__THE EXERCISE__.
List each line of the data that holds the string "Recreate".

__ENTRIES SUPPLIED__.
* Begin *

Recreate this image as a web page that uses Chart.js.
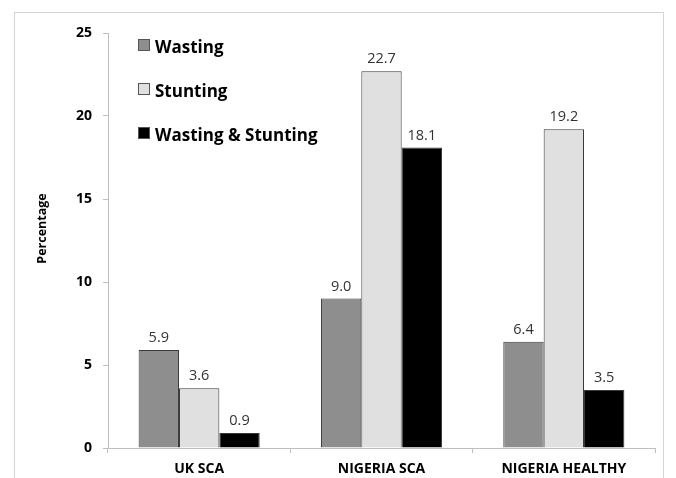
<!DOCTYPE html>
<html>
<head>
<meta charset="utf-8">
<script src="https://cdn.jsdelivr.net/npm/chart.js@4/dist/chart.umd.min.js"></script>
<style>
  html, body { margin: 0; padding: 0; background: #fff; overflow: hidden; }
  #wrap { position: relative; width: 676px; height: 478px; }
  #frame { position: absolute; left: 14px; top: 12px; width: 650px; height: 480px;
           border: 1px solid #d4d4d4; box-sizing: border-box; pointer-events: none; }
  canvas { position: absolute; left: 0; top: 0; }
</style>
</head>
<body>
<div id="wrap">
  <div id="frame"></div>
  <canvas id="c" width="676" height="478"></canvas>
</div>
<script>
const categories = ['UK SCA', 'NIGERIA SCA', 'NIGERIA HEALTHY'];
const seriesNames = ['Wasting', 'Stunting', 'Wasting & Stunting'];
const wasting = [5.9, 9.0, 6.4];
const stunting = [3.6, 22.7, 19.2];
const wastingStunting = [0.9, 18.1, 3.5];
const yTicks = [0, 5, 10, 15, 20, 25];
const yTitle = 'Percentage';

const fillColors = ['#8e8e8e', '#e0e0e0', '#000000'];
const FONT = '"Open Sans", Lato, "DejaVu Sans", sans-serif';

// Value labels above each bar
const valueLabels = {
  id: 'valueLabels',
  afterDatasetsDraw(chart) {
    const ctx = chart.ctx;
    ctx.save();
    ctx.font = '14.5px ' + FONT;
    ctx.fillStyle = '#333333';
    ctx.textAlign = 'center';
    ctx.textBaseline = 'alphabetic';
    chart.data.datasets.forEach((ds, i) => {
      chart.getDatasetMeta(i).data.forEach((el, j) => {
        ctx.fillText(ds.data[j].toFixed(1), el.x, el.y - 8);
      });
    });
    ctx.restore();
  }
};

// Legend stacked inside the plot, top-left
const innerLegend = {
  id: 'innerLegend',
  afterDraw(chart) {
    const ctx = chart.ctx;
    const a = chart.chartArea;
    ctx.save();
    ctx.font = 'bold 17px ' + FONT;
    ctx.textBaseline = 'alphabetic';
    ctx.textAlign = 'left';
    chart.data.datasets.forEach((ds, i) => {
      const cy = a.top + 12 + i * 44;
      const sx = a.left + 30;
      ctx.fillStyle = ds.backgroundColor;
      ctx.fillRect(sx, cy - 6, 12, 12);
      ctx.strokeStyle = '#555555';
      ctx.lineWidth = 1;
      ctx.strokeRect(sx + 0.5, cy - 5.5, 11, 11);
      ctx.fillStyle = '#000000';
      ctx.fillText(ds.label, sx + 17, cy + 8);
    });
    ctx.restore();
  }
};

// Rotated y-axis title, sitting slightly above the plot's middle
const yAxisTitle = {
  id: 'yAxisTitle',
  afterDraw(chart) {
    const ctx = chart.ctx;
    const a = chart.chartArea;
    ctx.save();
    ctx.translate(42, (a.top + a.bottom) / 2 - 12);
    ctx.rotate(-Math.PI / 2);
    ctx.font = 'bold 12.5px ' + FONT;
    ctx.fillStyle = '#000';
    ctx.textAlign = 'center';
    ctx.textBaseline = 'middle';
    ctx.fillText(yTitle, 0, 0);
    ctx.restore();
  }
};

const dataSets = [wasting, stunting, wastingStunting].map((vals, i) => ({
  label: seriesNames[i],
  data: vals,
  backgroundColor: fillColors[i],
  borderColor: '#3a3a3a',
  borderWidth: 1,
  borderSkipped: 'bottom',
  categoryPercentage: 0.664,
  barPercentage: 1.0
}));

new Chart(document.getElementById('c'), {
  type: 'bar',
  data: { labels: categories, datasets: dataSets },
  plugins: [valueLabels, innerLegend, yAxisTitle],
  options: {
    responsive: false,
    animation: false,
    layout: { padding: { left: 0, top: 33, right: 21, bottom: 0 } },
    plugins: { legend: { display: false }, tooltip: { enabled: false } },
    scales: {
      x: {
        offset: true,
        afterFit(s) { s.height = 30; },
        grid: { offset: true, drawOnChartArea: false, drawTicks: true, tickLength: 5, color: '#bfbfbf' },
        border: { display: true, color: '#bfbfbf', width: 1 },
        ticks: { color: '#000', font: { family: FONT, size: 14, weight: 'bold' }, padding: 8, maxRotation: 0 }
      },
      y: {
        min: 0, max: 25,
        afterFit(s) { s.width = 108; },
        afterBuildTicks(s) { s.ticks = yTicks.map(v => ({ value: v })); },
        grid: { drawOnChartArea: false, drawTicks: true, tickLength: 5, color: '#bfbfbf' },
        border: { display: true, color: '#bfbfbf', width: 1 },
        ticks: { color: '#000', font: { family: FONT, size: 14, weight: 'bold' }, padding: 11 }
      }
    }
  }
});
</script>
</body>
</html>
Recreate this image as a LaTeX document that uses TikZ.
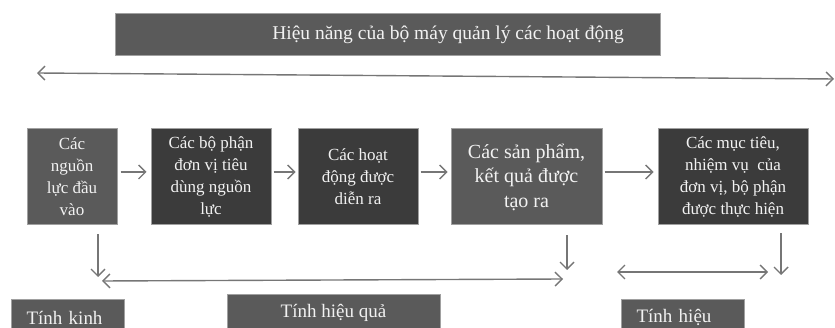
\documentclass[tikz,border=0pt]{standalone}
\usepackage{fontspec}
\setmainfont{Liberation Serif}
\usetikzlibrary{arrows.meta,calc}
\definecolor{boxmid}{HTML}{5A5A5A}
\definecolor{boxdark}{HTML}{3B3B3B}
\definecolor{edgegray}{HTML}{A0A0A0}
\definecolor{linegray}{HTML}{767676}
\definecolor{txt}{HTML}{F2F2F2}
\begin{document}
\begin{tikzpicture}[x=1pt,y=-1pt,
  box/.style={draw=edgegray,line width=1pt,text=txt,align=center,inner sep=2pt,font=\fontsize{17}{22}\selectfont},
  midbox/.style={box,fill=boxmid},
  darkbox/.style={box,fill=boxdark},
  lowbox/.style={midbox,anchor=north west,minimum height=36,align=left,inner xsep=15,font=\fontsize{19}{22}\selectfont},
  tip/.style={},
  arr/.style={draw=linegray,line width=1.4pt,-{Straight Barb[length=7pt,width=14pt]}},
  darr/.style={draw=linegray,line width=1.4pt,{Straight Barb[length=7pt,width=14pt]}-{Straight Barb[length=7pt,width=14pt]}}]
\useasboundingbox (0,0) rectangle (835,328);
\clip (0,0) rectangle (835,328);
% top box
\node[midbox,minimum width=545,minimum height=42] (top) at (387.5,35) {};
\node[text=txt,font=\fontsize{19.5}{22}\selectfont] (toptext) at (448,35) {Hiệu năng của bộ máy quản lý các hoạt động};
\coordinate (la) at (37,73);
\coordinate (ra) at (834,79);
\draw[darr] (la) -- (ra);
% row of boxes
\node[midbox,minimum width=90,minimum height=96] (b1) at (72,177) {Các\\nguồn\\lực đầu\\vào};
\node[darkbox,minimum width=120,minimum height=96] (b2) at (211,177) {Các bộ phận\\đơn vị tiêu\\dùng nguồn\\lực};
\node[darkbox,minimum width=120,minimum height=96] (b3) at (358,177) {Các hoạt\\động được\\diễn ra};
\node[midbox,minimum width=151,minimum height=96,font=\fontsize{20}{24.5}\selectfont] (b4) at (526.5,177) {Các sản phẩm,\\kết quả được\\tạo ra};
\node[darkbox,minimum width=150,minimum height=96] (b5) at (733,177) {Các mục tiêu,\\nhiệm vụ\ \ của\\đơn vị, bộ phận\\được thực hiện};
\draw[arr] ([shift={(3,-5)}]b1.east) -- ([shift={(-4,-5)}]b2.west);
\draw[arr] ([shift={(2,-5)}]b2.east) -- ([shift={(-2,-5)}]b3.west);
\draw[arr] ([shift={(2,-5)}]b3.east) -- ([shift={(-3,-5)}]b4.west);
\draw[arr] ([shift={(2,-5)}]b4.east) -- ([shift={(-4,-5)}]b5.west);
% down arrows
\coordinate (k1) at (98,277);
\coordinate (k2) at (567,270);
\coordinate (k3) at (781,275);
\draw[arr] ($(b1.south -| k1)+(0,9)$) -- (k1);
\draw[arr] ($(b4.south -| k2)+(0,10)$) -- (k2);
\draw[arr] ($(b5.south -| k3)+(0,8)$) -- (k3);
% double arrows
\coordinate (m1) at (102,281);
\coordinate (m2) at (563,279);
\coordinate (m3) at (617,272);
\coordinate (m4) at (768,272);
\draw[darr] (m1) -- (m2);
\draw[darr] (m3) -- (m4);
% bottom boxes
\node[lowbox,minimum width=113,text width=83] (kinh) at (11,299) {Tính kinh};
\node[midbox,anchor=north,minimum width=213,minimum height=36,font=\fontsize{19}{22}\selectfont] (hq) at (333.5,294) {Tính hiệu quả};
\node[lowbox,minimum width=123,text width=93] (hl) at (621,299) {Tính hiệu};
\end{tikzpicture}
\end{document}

* End *
* Begin *

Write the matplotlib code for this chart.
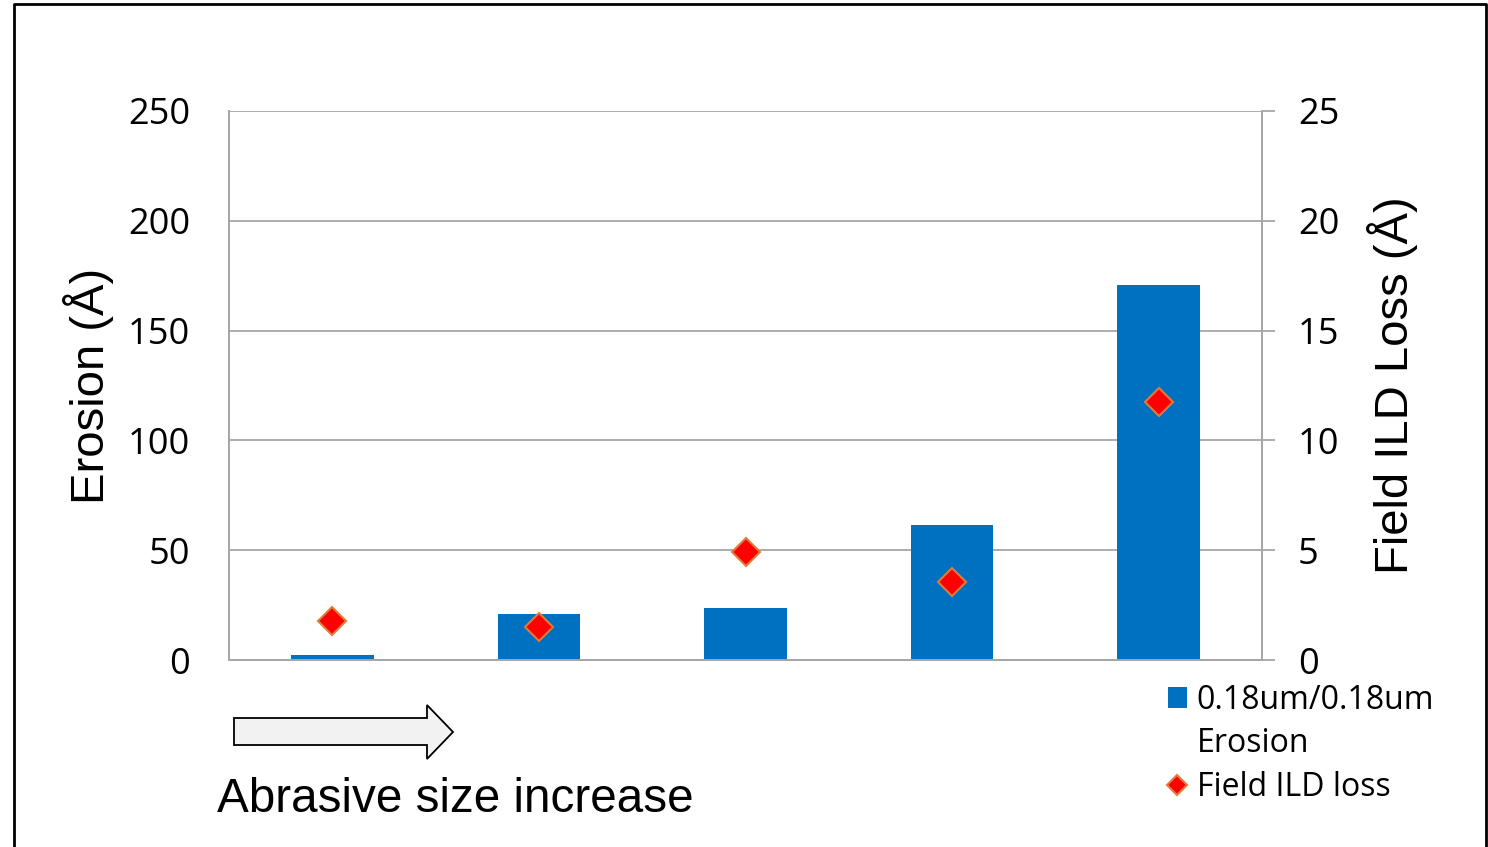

* End *

__ANSWER TO THIS PROBLEM__.
Recreate this image as a web page that uses Chart.js.
Recreate this image as a LaTeX document that uses TikZ.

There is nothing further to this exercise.